[Stored items]
⁂

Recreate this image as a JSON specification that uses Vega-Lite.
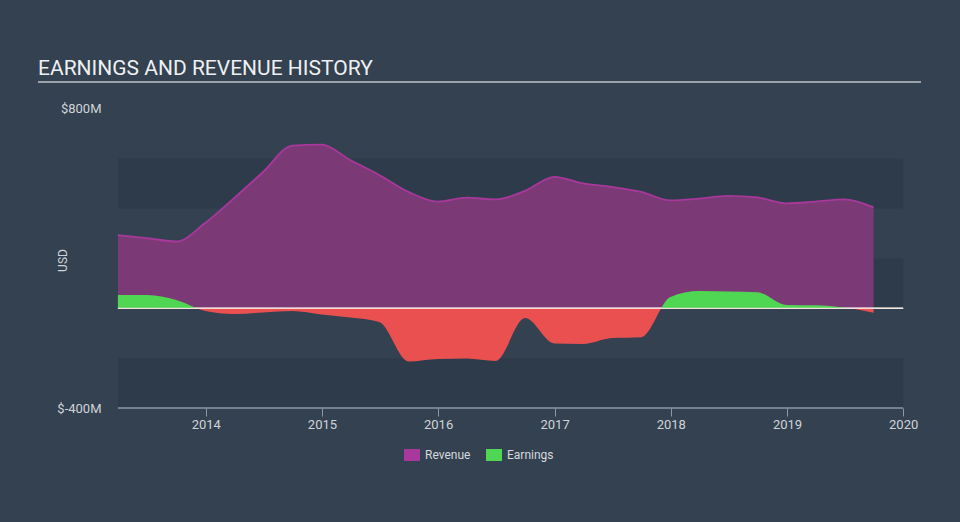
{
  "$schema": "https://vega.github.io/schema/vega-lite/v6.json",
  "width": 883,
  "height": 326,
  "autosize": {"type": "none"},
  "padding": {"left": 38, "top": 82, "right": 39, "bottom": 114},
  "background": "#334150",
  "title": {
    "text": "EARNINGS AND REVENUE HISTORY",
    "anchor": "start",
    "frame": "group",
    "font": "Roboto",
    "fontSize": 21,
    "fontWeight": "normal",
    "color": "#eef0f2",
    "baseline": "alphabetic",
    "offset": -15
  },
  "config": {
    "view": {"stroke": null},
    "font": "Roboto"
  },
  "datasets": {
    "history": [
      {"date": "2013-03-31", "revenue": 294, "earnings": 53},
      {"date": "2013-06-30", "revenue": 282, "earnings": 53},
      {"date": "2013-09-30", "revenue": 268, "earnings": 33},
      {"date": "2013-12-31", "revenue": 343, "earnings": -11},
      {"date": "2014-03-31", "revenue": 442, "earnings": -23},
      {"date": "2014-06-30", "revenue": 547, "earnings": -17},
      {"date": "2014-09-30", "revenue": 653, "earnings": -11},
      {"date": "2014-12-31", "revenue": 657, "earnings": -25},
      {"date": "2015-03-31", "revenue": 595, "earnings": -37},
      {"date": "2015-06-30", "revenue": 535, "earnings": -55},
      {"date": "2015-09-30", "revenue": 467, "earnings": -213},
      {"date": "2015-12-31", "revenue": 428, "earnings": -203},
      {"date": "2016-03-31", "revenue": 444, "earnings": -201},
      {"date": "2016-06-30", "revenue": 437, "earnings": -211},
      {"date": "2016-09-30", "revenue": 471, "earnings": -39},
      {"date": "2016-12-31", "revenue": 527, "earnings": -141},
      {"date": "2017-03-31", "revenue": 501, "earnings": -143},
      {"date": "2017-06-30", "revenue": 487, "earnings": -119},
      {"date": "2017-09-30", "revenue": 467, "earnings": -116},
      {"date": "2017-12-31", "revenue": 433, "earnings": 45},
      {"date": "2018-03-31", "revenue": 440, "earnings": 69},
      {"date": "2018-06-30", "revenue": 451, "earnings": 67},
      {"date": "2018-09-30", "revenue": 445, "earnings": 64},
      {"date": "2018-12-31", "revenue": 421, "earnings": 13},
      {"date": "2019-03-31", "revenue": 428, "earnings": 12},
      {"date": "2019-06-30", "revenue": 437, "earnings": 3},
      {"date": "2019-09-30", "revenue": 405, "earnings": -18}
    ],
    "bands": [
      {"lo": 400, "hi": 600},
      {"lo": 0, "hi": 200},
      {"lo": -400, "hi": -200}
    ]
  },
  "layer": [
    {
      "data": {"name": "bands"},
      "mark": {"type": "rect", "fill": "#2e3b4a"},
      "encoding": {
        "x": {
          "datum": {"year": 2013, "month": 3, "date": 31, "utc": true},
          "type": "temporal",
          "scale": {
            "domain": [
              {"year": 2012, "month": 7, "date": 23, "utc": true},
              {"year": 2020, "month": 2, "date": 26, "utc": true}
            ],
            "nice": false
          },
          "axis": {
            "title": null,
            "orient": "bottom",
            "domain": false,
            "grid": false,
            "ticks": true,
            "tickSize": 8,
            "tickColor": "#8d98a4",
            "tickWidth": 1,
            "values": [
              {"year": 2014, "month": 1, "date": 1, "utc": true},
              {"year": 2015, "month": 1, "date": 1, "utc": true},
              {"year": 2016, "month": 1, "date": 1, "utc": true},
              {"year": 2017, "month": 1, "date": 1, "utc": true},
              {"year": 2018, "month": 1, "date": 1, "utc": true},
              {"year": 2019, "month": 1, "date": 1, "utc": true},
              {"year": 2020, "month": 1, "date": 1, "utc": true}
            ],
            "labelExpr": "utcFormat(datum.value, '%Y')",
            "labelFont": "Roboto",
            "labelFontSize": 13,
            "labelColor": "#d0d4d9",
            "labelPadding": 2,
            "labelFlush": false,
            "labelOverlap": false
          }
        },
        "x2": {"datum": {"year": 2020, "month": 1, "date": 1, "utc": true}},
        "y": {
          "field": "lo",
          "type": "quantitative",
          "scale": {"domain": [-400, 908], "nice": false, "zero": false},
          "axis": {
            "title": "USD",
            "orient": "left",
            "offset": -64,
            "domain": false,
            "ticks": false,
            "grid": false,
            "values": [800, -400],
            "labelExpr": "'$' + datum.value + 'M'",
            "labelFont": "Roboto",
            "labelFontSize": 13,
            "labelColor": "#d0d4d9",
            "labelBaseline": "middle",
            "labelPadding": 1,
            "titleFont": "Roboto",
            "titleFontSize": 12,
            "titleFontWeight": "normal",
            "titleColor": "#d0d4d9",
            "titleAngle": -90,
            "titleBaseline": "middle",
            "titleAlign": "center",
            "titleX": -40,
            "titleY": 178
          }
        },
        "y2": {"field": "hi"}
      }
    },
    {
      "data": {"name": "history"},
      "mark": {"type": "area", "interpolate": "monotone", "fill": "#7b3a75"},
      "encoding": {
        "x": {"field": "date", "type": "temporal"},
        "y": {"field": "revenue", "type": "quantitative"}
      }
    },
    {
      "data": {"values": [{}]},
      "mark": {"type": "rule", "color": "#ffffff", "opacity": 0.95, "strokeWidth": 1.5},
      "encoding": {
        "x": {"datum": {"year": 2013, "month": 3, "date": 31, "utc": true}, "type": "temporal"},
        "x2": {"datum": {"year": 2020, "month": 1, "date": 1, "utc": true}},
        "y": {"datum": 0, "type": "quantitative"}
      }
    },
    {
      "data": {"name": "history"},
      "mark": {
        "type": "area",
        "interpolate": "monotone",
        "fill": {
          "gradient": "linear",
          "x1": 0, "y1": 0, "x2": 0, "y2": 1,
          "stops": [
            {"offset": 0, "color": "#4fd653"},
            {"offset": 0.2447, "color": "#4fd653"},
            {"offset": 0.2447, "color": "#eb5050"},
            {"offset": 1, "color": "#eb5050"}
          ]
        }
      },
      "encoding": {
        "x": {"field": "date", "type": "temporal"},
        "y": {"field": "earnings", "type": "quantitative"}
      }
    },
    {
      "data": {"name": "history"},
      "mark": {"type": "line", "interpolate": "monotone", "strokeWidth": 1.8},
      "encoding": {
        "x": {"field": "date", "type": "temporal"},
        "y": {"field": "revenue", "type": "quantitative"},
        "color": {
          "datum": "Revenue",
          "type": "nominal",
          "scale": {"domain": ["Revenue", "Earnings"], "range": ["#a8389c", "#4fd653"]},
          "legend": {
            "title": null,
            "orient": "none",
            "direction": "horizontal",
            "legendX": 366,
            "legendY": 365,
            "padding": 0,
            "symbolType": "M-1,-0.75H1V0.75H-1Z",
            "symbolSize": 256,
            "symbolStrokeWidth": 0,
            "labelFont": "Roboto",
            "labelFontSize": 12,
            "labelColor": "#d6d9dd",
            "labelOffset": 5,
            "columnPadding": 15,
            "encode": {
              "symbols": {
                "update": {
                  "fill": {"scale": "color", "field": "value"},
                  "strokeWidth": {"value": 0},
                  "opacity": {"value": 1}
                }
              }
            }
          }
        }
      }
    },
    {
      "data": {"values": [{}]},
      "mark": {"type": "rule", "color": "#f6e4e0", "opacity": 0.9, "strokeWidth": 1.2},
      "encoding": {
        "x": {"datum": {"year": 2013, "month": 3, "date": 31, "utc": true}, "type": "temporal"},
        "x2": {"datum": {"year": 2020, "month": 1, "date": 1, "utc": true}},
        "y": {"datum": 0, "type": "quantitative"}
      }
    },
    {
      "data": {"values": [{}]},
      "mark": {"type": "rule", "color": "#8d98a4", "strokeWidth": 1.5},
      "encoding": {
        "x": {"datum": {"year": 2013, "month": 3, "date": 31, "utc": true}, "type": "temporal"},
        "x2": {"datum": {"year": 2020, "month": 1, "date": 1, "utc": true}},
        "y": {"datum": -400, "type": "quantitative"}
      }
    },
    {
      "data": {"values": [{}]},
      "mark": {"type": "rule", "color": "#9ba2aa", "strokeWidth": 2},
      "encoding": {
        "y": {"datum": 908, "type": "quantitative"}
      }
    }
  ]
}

⁂

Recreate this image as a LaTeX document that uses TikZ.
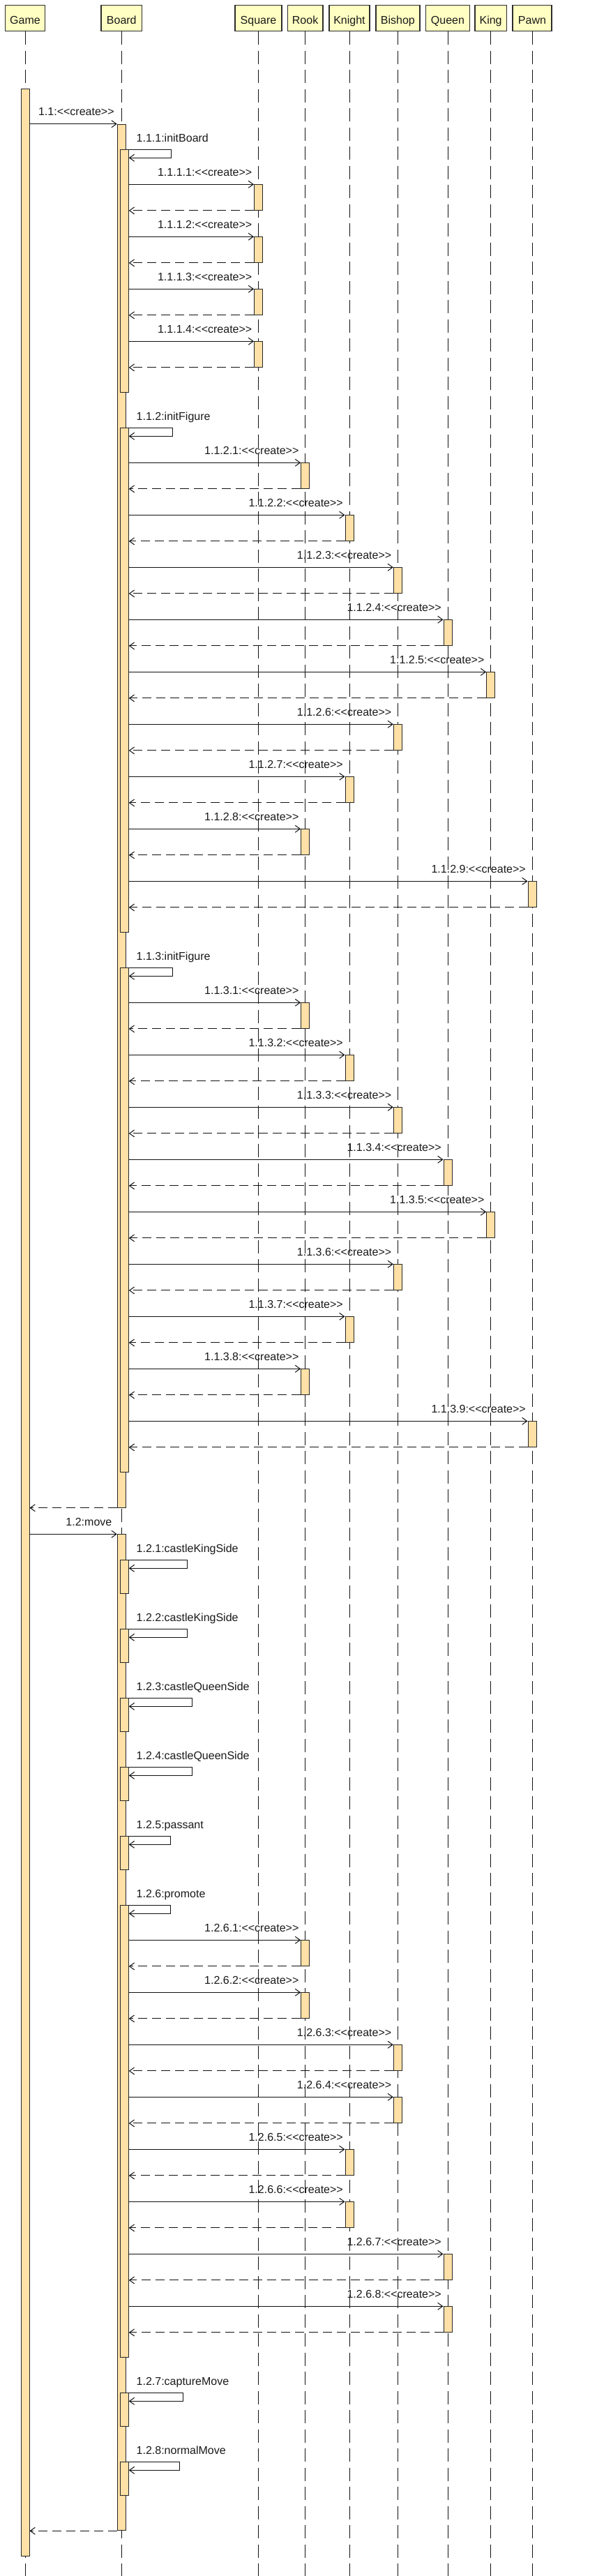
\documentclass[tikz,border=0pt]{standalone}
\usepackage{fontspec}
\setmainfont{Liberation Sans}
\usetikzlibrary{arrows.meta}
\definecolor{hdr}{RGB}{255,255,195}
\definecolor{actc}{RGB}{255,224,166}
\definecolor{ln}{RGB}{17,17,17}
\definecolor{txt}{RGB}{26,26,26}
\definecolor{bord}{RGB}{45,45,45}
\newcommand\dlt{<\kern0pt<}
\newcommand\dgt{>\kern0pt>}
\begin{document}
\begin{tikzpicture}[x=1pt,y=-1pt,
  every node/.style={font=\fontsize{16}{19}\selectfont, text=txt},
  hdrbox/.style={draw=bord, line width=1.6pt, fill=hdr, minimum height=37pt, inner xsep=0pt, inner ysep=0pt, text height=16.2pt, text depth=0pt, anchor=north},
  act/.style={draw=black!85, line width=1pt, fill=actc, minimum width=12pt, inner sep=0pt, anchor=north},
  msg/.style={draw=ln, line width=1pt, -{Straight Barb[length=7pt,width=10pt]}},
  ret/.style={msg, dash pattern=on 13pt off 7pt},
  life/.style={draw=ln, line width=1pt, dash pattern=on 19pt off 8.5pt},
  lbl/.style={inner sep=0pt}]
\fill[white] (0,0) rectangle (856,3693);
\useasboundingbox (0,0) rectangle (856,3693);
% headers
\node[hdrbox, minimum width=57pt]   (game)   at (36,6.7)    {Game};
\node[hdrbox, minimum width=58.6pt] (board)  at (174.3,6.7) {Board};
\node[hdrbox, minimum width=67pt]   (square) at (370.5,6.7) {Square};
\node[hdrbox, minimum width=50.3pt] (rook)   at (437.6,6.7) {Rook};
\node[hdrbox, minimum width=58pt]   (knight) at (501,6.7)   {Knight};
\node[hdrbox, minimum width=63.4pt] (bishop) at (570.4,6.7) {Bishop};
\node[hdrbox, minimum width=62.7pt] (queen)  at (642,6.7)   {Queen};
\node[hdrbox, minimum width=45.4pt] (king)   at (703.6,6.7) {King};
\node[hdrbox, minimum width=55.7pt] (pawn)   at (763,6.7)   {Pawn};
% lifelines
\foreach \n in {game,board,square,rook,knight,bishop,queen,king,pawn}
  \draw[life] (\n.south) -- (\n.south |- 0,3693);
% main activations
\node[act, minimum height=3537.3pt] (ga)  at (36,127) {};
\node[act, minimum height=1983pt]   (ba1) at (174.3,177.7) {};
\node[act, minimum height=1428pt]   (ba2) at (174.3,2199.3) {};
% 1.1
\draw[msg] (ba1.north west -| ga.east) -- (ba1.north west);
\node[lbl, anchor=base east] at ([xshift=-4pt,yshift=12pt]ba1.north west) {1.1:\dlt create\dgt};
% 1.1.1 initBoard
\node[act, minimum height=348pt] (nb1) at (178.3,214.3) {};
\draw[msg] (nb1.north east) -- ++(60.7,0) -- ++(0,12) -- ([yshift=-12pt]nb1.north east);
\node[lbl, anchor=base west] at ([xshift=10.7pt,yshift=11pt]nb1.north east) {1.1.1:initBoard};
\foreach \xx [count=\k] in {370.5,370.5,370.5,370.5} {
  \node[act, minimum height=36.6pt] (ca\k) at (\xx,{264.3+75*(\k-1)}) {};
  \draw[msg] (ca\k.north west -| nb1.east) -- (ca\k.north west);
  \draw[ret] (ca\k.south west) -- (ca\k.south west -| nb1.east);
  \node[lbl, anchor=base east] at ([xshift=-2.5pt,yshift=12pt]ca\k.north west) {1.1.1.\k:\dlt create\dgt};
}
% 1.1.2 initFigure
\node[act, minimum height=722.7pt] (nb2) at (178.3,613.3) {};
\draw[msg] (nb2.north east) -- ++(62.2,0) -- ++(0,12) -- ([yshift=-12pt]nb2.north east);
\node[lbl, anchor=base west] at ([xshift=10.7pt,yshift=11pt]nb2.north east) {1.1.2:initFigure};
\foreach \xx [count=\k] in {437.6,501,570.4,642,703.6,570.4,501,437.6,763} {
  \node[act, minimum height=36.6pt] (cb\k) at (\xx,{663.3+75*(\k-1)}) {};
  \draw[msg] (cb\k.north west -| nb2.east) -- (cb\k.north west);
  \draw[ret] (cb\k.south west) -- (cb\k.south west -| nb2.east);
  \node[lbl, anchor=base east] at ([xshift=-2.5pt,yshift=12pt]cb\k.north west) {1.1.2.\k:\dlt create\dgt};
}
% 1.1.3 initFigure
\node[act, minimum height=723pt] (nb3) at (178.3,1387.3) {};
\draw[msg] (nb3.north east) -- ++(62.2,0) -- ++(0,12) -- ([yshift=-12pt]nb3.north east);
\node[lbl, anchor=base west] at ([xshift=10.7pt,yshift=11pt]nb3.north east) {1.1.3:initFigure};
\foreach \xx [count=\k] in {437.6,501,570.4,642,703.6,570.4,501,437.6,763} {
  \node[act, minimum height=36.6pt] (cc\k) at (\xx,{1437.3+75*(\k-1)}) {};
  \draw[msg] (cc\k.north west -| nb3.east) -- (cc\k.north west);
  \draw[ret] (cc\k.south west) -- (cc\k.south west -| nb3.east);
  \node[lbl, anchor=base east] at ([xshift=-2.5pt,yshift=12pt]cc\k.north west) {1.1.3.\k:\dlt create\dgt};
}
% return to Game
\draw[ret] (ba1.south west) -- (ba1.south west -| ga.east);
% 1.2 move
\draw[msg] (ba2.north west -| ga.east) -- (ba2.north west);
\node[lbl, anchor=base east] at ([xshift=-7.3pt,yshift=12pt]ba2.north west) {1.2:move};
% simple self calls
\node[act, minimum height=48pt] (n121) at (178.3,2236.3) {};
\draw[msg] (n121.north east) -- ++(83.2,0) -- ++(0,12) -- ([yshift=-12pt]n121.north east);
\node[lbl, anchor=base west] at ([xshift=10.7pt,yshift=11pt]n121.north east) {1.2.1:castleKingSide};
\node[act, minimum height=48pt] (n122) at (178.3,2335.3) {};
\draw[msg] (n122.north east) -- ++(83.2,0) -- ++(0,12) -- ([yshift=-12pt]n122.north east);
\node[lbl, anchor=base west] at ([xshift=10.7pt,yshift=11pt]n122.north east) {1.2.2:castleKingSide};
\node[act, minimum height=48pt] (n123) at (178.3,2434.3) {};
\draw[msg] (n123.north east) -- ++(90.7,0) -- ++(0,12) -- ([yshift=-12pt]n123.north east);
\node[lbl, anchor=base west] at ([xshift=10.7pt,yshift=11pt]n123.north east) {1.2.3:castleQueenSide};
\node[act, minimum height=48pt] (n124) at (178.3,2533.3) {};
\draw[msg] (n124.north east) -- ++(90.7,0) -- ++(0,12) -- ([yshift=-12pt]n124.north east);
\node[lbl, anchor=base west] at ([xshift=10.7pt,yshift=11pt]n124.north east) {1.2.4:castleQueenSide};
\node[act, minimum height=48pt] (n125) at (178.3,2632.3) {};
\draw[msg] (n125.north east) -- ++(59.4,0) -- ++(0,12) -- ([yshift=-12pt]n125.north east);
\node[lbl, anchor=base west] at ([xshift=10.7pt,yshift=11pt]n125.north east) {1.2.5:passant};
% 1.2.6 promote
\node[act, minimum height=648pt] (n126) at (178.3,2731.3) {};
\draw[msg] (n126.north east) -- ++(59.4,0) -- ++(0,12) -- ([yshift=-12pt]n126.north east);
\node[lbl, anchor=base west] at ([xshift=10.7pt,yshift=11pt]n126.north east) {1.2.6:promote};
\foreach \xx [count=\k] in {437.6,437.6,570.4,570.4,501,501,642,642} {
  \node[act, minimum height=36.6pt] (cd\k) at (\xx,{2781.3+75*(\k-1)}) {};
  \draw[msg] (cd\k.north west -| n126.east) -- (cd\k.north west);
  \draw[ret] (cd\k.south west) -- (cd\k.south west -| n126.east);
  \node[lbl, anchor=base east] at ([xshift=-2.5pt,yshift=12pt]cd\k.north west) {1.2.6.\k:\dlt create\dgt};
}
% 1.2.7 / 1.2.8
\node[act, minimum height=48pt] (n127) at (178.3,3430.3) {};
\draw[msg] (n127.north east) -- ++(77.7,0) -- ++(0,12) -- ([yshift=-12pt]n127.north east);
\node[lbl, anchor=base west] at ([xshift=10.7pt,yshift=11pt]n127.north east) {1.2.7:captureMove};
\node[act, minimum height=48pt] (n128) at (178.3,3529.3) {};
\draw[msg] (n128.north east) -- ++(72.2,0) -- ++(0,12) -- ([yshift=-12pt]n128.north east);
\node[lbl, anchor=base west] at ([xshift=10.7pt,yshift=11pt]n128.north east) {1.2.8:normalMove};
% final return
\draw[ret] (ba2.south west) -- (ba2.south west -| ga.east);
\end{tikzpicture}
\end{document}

⁂

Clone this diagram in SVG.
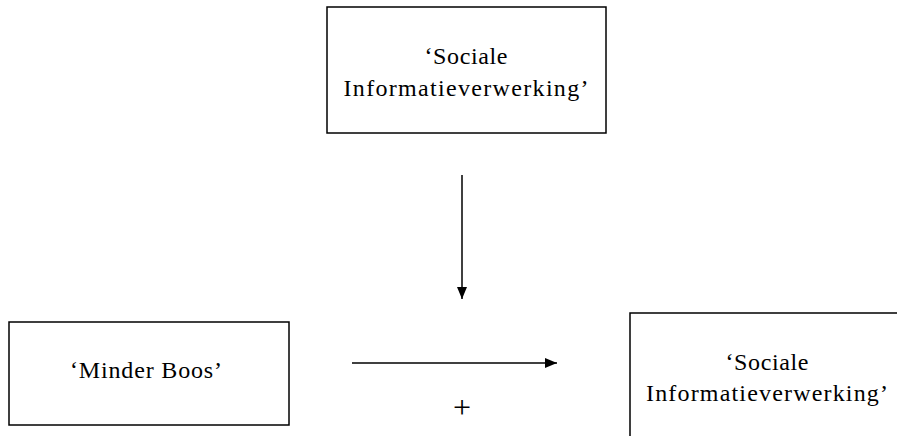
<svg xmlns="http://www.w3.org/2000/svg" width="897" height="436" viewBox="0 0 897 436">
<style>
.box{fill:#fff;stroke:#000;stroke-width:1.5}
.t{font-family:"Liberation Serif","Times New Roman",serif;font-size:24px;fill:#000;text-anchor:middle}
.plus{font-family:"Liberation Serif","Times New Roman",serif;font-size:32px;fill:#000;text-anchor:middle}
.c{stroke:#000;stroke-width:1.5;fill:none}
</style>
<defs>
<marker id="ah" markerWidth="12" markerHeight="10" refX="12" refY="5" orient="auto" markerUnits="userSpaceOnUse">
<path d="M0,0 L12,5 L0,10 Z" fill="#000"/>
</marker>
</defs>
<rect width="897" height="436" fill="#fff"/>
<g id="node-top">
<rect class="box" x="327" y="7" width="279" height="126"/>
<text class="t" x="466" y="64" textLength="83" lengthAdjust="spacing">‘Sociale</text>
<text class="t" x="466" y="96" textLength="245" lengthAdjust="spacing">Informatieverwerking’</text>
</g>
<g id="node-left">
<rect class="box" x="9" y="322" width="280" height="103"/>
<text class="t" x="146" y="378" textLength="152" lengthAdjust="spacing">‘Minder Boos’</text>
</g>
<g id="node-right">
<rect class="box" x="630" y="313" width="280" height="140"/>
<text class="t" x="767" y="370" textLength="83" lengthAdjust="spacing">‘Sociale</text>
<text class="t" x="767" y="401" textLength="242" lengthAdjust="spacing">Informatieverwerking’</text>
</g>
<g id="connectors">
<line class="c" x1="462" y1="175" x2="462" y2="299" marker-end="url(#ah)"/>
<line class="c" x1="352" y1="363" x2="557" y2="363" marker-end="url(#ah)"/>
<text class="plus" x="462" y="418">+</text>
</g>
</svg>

⁂

#### [Exercise instructions]
Scan the listing above for the word "uses" and copy every line that holds it.

#### [Output]
Recreate this image as a JSON specification that uses Vega-Lite.
Recreate this image as a LaTeX document that uses TikZ.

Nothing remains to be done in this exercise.